This Week’s Tomato Summer Garden Winner


Congrats to Mary and Andy who got this great haul from Capitol Hill.

And the kind folks at A&D bar on 9th Street in Shaw have offered their services in creating a bloody mary with your excess tomatoes (if you have excess?) Basically, if you have any excess tomatoes bring them by A&D on Saturday Sept. 7th and the week of Sept. 9th they’ll feature a special bloody mary with your tomatoes!

If you’d like to enter please take a photo(s) of your garden/haul and send with the title ‘summer tomato/garden contest’ to princeofpetworth(at)gmail. Please include the neighborhood where you grew them. Winners get PoPville t-shirts.

9 Comment

  • I’m envious! Maybe next year I’ll be brave enough to grow something besides potted herbs.
    In the meantime I’ve been finding good uses for the tomatoes, peppers, and cucumber from my parents’ garden:

  • Most of those tomatoes don’t look very ripe to me; some of them are almost completely green!
    I would have the big ones for another week. They’ll be much much sweeter, tastier, and juicier if you let them ripen on the vine. A few varieties such as Black Krim are supposed to have some green on the ‘shoulders’ even when ripe, but they are the exception rather than the rule.

    Are those two different varieties of grape tomato (one red and one orange)?

  • I wondered that too – why pick them so green? I let mine go at least to luscious – which is about one day before insouciant, two days before tawdry and 3 before unctuous .

  • One reason we picked them a tad green: voracious squirrels. They might be tastier if we’d let them stay on the vine but despite our best efforts with a variety of deterrents, they’d also have had about half if the volume gnawed off (happened to the earlier ones to ripen). They ripen quite nicely in a day or two in a paper bag in the windowsill.

    Re: the two colors, those are regular cherry tomatoes and sungolds.

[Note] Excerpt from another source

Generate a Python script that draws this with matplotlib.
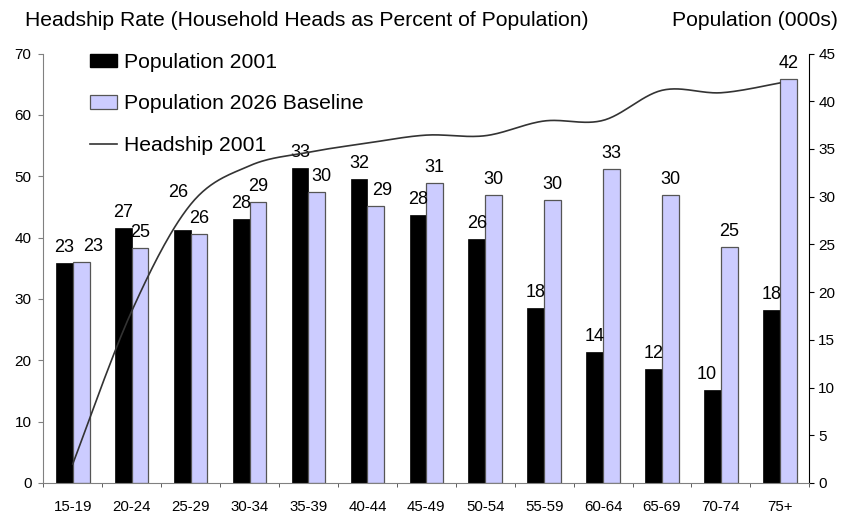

  • I tried container tomatoes one year and only got one tomato before the squirrels did (I live in Capitol Hill too). You do have to pick them when they’re still green unless you have some sort of cage around them.

  • I wrap mine with a lightweight insect barrier cloth just before they ripen (the big tomatoes) – then you won’t have birds and/or squirrels eating on them…

  • Purple beans? What are those, and what are they like (besides beautiful!)?

  • Mary/Andy,

    Those tomatoes look great! Do you guys do anything to your soil before planting or during the growing season? Our tomato plants didn’t do great this year and I suspect it has something to do with nutrients.

  • Laurie–they’re a combination of pink-eyed purple-hull peas and crowder peas, which are both slightly hard to find varieties grown primarily in the South. We grew up with them in Arkansas and picked up the seeds while we were home for a visit. We tried them as an experiment but they did really well here. You cook them like you would black-eyed or other similar peas.

    heyhowitgoin–we tried to be picky with our soil before planting and made sure we added lots of compost. The only fertilizer that we used was Tomato Tone. The other factor that might explain it is that there’s a beehive next to our garden plot so there are lots of pollinators in the vicinity.